* YOUR TASK *
Every line of the material is to be quoted verbatim, minus the pictures.

━━━━━ INFORMATION SHOWN ━━━━━

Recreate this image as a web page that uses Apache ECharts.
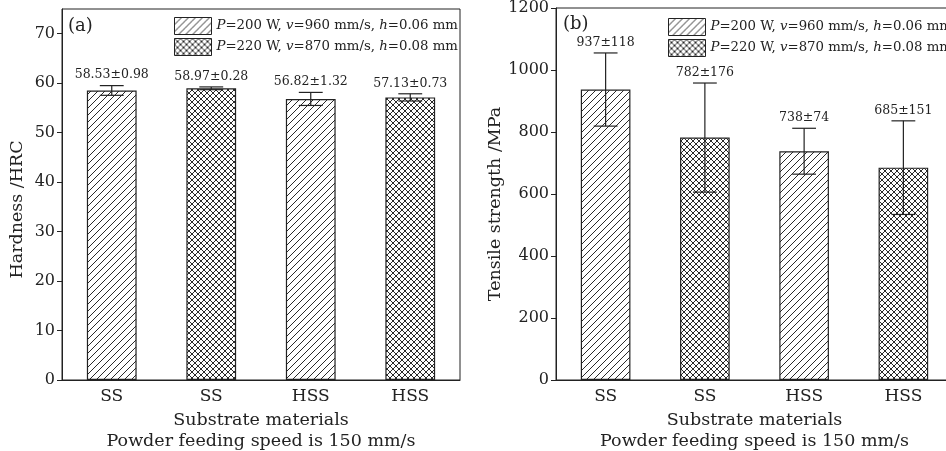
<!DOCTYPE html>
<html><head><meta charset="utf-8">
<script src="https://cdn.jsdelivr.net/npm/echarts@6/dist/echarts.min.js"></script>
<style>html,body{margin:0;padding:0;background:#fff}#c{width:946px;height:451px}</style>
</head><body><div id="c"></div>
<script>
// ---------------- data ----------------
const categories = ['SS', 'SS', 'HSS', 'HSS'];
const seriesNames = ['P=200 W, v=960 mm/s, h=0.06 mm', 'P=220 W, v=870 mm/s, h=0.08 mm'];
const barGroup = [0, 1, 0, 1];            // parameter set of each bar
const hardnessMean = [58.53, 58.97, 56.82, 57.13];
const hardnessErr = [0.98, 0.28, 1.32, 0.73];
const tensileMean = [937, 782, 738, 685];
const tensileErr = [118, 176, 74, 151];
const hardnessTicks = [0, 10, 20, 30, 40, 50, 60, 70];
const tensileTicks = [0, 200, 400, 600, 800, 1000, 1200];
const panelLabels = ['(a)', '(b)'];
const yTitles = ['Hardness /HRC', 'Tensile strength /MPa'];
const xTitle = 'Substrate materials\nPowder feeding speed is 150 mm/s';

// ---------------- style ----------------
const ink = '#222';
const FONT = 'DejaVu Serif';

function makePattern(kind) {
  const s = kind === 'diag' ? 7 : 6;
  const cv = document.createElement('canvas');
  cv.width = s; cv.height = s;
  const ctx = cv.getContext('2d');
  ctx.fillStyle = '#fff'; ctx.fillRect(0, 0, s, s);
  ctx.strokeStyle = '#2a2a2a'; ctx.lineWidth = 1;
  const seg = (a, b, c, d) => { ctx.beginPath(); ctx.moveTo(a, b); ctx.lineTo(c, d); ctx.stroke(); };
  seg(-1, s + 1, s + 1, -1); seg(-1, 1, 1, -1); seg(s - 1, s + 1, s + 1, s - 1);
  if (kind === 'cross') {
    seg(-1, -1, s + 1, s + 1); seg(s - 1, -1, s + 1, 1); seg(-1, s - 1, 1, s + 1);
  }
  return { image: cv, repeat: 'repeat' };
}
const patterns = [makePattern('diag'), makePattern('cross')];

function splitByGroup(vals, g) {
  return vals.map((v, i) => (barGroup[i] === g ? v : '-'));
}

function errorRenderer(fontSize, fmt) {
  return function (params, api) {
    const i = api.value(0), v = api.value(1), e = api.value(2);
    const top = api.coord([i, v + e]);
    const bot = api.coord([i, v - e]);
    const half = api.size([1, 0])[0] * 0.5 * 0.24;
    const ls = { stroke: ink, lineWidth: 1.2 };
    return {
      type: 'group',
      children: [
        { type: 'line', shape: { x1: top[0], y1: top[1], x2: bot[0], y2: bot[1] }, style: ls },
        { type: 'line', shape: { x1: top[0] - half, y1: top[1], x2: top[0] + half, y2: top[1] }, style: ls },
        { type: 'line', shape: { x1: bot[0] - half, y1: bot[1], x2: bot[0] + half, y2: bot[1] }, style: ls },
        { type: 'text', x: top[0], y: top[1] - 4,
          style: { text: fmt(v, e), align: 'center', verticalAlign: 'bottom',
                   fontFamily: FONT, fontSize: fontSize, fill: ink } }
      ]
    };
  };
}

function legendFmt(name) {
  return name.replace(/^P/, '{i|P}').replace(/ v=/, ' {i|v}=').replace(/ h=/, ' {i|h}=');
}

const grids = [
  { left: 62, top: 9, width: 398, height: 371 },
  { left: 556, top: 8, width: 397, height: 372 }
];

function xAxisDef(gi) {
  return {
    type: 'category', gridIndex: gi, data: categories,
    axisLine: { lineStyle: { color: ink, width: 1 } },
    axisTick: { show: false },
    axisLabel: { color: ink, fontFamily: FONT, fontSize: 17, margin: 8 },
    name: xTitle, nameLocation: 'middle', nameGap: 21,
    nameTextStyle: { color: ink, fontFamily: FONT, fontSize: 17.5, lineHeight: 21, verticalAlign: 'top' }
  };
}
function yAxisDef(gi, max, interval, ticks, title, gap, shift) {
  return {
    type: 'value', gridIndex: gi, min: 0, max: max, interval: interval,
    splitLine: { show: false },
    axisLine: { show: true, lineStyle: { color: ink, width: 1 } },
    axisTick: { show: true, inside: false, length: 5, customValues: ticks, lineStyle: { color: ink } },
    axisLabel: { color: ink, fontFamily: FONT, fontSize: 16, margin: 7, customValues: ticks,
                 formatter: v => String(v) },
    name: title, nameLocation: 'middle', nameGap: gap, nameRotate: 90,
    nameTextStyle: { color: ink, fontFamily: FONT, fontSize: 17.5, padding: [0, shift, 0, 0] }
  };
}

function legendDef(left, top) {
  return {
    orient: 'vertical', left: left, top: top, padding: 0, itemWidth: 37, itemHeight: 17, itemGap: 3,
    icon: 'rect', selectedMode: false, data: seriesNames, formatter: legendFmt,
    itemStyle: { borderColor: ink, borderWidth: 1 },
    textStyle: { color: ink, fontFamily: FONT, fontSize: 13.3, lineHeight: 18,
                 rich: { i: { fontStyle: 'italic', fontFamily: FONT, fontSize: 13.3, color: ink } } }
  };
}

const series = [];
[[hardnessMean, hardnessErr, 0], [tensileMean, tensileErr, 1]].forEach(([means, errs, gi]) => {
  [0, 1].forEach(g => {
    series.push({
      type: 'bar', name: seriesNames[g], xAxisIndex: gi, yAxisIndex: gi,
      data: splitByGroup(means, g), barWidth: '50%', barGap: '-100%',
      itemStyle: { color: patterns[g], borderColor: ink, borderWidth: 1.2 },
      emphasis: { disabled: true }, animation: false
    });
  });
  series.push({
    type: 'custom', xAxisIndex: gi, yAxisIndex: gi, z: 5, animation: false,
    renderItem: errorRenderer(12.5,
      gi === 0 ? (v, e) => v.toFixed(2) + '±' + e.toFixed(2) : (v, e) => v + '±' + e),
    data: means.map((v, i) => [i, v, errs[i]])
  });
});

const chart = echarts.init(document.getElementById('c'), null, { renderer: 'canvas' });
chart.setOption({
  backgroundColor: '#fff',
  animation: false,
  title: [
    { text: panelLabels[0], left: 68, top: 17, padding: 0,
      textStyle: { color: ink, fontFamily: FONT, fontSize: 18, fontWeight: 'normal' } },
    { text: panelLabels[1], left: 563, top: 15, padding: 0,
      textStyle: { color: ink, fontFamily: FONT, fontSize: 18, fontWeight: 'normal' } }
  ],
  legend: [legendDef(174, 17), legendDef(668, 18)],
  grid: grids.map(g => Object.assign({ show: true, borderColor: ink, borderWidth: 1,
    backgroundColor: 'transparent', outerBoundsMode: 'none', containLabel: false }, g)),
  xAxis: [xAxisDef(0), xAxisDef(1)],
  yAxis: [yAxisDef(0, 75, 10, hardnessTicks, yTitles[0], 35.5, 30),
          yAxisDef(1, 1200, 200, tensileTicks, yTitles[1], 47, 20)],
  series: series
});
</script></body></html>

━━━━━

* CORRECT OUTPUT *
Recreate this image as a web page that uses Apache ECharts.
<!DOCTYPE html>
<html><head><meta charset="utf-8">
<script src="https://cdn.jsdelivr.net/npm/echarts@6/dist/echarts.min.js"></script>
<style>html,body{margin:0;padding:0;background:#fff}#c{width:946px;height:451px}</style>
</head><body><div id="c"></div>
<script>
// ---------------- data ----------------
const categories = ['SS', 'SS', 'HSS', 'HSS'];
const seriesNames = ['P=200 W, v=960 mm/s, h=0.06 mm', 'P=220 W, v=870 mm/s, h=0.08 mm'];
const barGroup = [0, 1, 0, 1];            // parameter set of each bar
const hardnessMean = [58.53, 58.97, 56.82, 57.13];
const hardnessErr = [0.98, 0.28, 1.32, 0.73];
const tensileMean = [937, 782, 738, 685];
const tensileErr = [118, 176, 74, 151];
const hardnessTicks = [0, 10, 20, 30, 40, 50, 60, 70];
const tensileTicks = [0, 200, 400, 600, 800, 1000, 1200];
const panelLabels = ['(a)', '(b)'];
const yTitles = ['Hardness /HRC', 'Tensile strength /MPa'];
const xTitle = 'Substrate materials\nPowder feeding speed is 150 mm/s';

// ---------------- style ----------------
const ink = '#222';
const FONT = 'DejaVu Serif';

function makePattern(kind) {
  const s = kind === 'diag' ? 7 : 6;
  const cv = document.createElement('canvas');
  cv.width = s; cv.height = s;
  const ctx = cv.getContext('2d');
  ctx.fillStyle = '#fff'; ctx.fillRect(0, 0, s, s);
  ctx.strokeStyle = '#2a2a2a'; ctx.lineWidth = 1;
  const seg = (a, b, c, d) => { ctx.beginPath(); ctx.moveTo(a, b); ctx.lineTo(c, d); ctx.stroke(); };
  seg(-1, s + 1, s + 1, -1); seg(-1, 1, 1, -1); seg(s - 1, s + 1, s + 1, s - 1);
  if (kind === 'cross') {
    seg(-1, -1, s + 1, s + 1); seg(s - 1, -1, s + 1, 1); seg(-1, s - 1, 1, s + 1);
  }
  return { image: cv, repeat: 'repeat' };
}
const patterns = [makePattern('diag'), makePattern('cross')];

function splitByGroup(vals, g) {
  return vals.map((v, i) => (barGroup[i] === g ? v : '-'));
}

function errorRenderer(fontSize, fmt) {
  return function (params, api) {
    const i = api.value(0), v = api.value(1), e = api.value(2);
    const top = api.coord([i, v + e]);
    const bot = api.coord([i, v - e]);
    const half = api.size([1, 0])[0] * 0.5 * 0.24;
    const ls = { stroke: ink, lineWidth: 1.2 };
    return {
      type: 'group',
      children: [
        { type: 'line', shape: { x1: top[0], y1: top[1], x2: bot[0], y2: bot[1] }, style: ls },
        { type: 'line', shape: { x1: top[0] - half, y1: top[1], x2: top[0] + half, y2: top[1] }, style: ls },
        { type: 'line', shape: { x1: bot[0] - half, y1: bot[1], x2: bot[0] + half, y2: bot[1] }, style: ls },
        { type: 'text', x: top[0], y: top[1] - 4,
          style: { text: fmt(v, e), align: 'center', verticalAlign: 'bottom',
                   fontFamily: FONT, fontSize: fontSize, fill: ink } }
      ]
    };
  };
}

function legendFmt(name) {
  return name.replace(/^P/, '{i|P}').replace(/ v=/, ' {i|v}=').replace(/ h=/, ' {i|h}=');
}

const grids = [
  { left: 62, top: 9, width: 398, height: 371 },
  { left: 556, top: 8, width: 397, height: 372 }
];

function xAxisDef(gi) {
  return {
    type: 'category', gridIndex: gi, data: categories,
    axisLine: { lineStyle: { color: ink, width: 1 } },
    axisTick: { show: false },
    axisLabel: { color: ink, fontFamily: FONT, fontSize: 17, margin: 8 },
    name: xTitle, nameLocation: 'middle', nameGap: 21,
    nameTextStyle: { color: ink, fontFamily: FONT, fontSize: 17.5, lineHeight: 21, verticalAlign: 'top' }
  };
}
function yAxisDef(gi, max, interval, ticks, title, gap, shift) {
  return {
    type: 'value', gridIndex: gi, min: 0, max: max, interval: interval,
    splitLine: { show: false },
    axisLine: { show: true, lineStyle: { color: ink, width: 1 } },
    axisTick: { show: true, inside: false, length: 5, customValues: ticks, lineStyle: { color: ink } },
    axisLabel: { color: ink, fontFamily: FONT, fontSize: 16, margin: 7, customValues: ticks,
                 formatter: v => String(v) },
    name: title, nameLocation: 'middle', nameGap: gap, nameRotate: 90,
    nameTextStyle: { color: ink, fontFamily: FONT, fontSize: 17.5, padding: [0, shift, 0, 0] }
  };
}

function legendDef(left, top) {
  return {
    orient: 'vertical', left: left, top: top, padding: 0, itemWidth: 37, itemHeight: 17, itemGap: 3,
    icon: 'rect', selectedMode: false, data: seriesNames, formatter: legendFmt,
    itemStyle: { borderColor: ink, borderWidth: 1 },
    textStyle: { color: ink, fontFamily: FONT, fontSize: 13.3, lineHeight: 18,
                 rich: { i: { fontStyle: 'italic', fontFamily: FONT, fontSize: 13.3, color: ink } } }
  };
}

const series = [];
[[hardnessMean, hardnessErr, 0], [tensileMean, tensileErr, 1]].forEach(([means, errs, gi]) => {
  [0, 1].forEach(g => {
    series.push({
      type: 'bar', name: seriesNames[g], xAxisIndex: gi, yAxisIndex: gi,
      data: splitByGroup(means, g), barWidth: '50%', barGap: '-100%',
      itemStyle: { color: patterns[g], borderColor: ink, borderWidth: 1.2 },
      emphasis: { disabled: true }, animation: false
    });
  });
  series.push({
    type: 'custom', xAxisIndex: gi, yAxisIndex: gi, z: 5, animation: false,
    renderItem: errorRenderer(12.5,
      gi === 0 ? (v, e) => v.toFixed(2) + '±' + e.toFixed(2) : (v, e) => v + '±' + e),
    data: means.map((v, i) => [i, v, errs[i]])
  });
});

const chart = echarts.init(document.getElementById('c'), null, { renderer: 'canvas' });
chart.setOption({
  backgroundColor: '#fff',
  animation: false,
  title: [
    { text: panelLabels[0], left: 68, top: 17, padding: 0,
      textStyle: { color: ink, fontFamily: FONT, fontSize: 18, fontWeight: 'normal' } },
    { text: panelLabels[1], left: 563, top: 15, padding: 0,
      textStyle: { color: ink, fontFamily: FONT, fontSize: 18, fontWeight: 'normal' } }
  ],
  legend: [legendDef(174, 17), legendDef(668, 18)],
  grid: grids.map(g => Object.assign({ show: true, borderColor: ink, borderWidth: 1,
    backgroundColor: 'transparent', outerBoundsMode: 'none', containLabel: false }, g)),
  xAxis: [xAxisDef(0), xAxisDef(1)],
  yAxis: [yAxisDef(0, 75, 10, hardnessTicks, yTitles[0], 35.5, 30),
          yAxisDef(1, 1200, 200, tensileTicks, yTitles[1], 47, 20)],
  series: series
});
</script></body></html>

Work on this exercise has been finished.